Maritza Midencia: Não, porque é uma casa que tem uns portões muito altos, segurança e eletricidade em volta. E a eletricidade só faltou no dia 21, segunda-feira, das 6h ou 7h da noite até as 7h da manhã. Desde então, todos os serviços estão perfeitos, não houve problema.
UOL Notícias: Desde segunda-feira a senhora continuava em sua casa?
Maritza Midencia: Sim, até agora.
UOL Notícias: E agora?
Maritza Midencia: Estou saindo para passar o fim de semana a casa de minha irmã, porque imagino que vai estar tranquilo hoje de noite ou de manhã. Mas eu não quero ficar movimentando meu veículo para cima e para baixo, porque incomodo os soldados e eu me incomodo que os soldados me perguntem sempre para onde vou e que hora eu volto. Pedir permissão para entrar em minha casa não é o normal. Então vou passar um fim de semana tranquilo.

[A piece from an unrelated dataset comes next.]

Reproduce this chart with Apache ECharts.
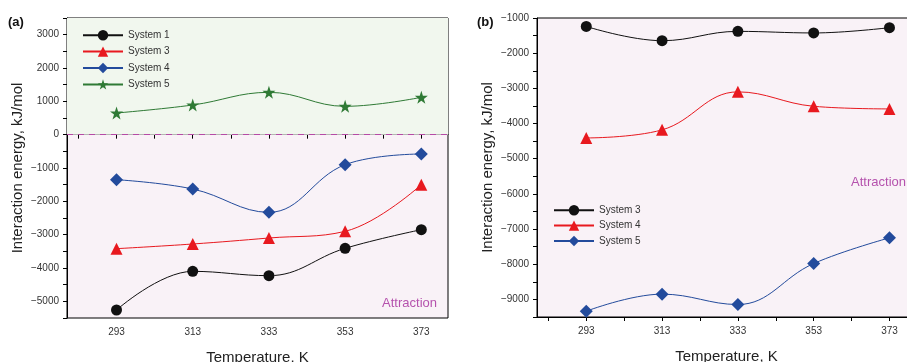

UOL Notícias: Micheletti disse que Zelaya poderia ficar dez anos na embaixada brasileira se quisesse. Isso evidentemente seria incômodo para a senhora.
Maritza Midencia: Claro que isso me incomodaria, porque se vão mantê-lo vigiado todo esse tempo, vão fechar a rua. Como não me incomodaria perder a liberdade de usar minha casa, meu carro e mover-me à hora que quiser como todas as pessoas podemos, então é claro que isso me incomoda. Mas seu eu posso me locomover, não me importa, que ai fique.
UOL Notícias: A senhora certamente não esperava esse tipo de acontecimento diante da sua porta, não é?
Maritza Midencia: A gente acha que melhor é estar em uma rua onde estão sedes diplomáticas. Não imaginei nunca que ia viver no meio de uma bagunça, de uma festa de uma turba desta natureza. A gente investe para construir uma casa em um lugar que é um dos mais caros de Tegucigalpa esperando que vai viver melhor depois de anos de trabalho. E que venha esse tipo de pessoa arruinar sua tranquilidade não é agradável.
UOL Notícias: A senhora acha que o Brasil tem culpa pelo que está se passando?
Maritza Midencia: Olha, o Brasil é muita gente. O governo é uma coisa [distinta do Brasil como um todo], eu não me atreveria a dizer que Brasil tem culpa. Que os cidadãos tenham vistos ou não, isso não é problema meu. Mas sim me afeta que a política que vocês têm em seu país venha me arruinar a vida.